Data provided

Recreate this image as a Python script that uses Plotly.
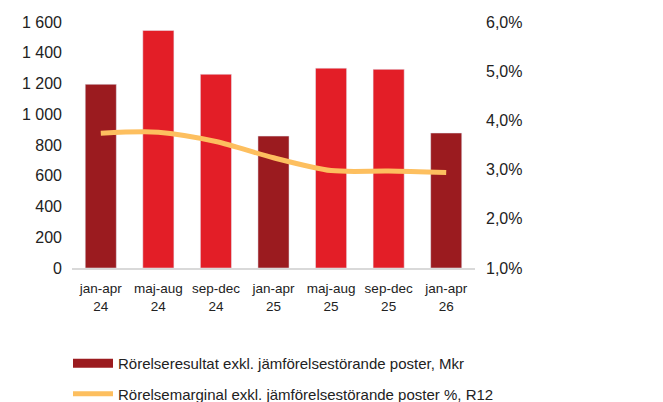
import plotly.graph_objects as go

# Data
periods = ["jan-apr<br>24", "maj-aug<br>24", "sep-dec<br>24", "jan-apr<br>25",
           "maj-aug<br>25", "sep-dec<br>25", "jan-apr<br>26"]
resultat = [1195, 1545, 1260, 858, 1300, 1292, 878]
marginal = [3.74, 3.76, 3.57, 3.24, 2.98, 2.97, 2.94]
bar_colors = ["#9B1B1F", "#E31E27", "#E31E27", "#9B1B1F", "#E31E27", "#E31E27", "#9B1B1F"]

font_family = "Liberation Sans, Arial"
dark_red = "#9B1B1F"
yellow = "#FDBF5F"

# page body adds ~8px margin, so the figure is a bit smaller than the window
W, H = 655, 394

fig = go.Figure()
fig.add_trace(go.Bar(x=periods, y=resultat, marker_color=bar_colors,
                     showlegend=False, yaxis="y"))
# legend entry for the bars (wide rectangle like the original)
fig.add_trace(go.Scatter(x=[None], y=[None], mode="lines",
                         line=dict(color=dark_red, width=9), legendgroup="a",
                         name="Rörelseresultat exkl. jämförelsestörande poster, Mkr"))
fig.add_trace(go.Scatter(x=periods, y=marginal, mode="lines",
                         line=dict(color=yellow, width=5, shape="spline", smoothing=0.8),
                         name="Rörelsemarginal exkl. jämförelsestörande poster %, R12",
                         legendgroup="b", yaxis="y2"))

fig.update_layout(
    width=W, height=H,
    margin=dict(l=64, r=188, t=14, b=134, autoexpand=False),
    paper_bgcolor="white", plot_bgcolor="white",
    separators=", ",
    font=dict(family=font_family, size=16, color="#222222"),
    bargap=0.46,
    xaxis=dict(showline=True, linecolor="#D9D9D9", linewidth=2, automargin=False,
               tickfont=dict(size=13.5), ticks="", ticklabelstandoff=7),
    yaxis=dict(range=[0, 1600], dtick=200, tickformat=",.0f", showgrid=False,
               zeroline=False, ticks="", automargin=False, ticklabelstandoff=9),
    yaxis2=dict(range=[1, 6], dtick=1, tickformat=".1f", ticksuffix="%",
                overlaying="y", side="right", showgrid=False, zeroline=False,
                automargin=False, ticklabelstandoff=10),
    legend=dict(orientation="v", xref="container", yref="container",
                x=60 / W, y=1 - 339 / H, xanchor="left", yanchor="top",
                font=dict(size=15), itemwidth=40, tracegroupgap=8),
)

fig.write_html("out.html")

Your task
Reproduce the material above exactly, first line through the line that contains "import plotly.graph_objects as go", minus the pictures.

Correct output
Recreate this image as a Python script that uses Plotly.
import plotly.graph_objects as go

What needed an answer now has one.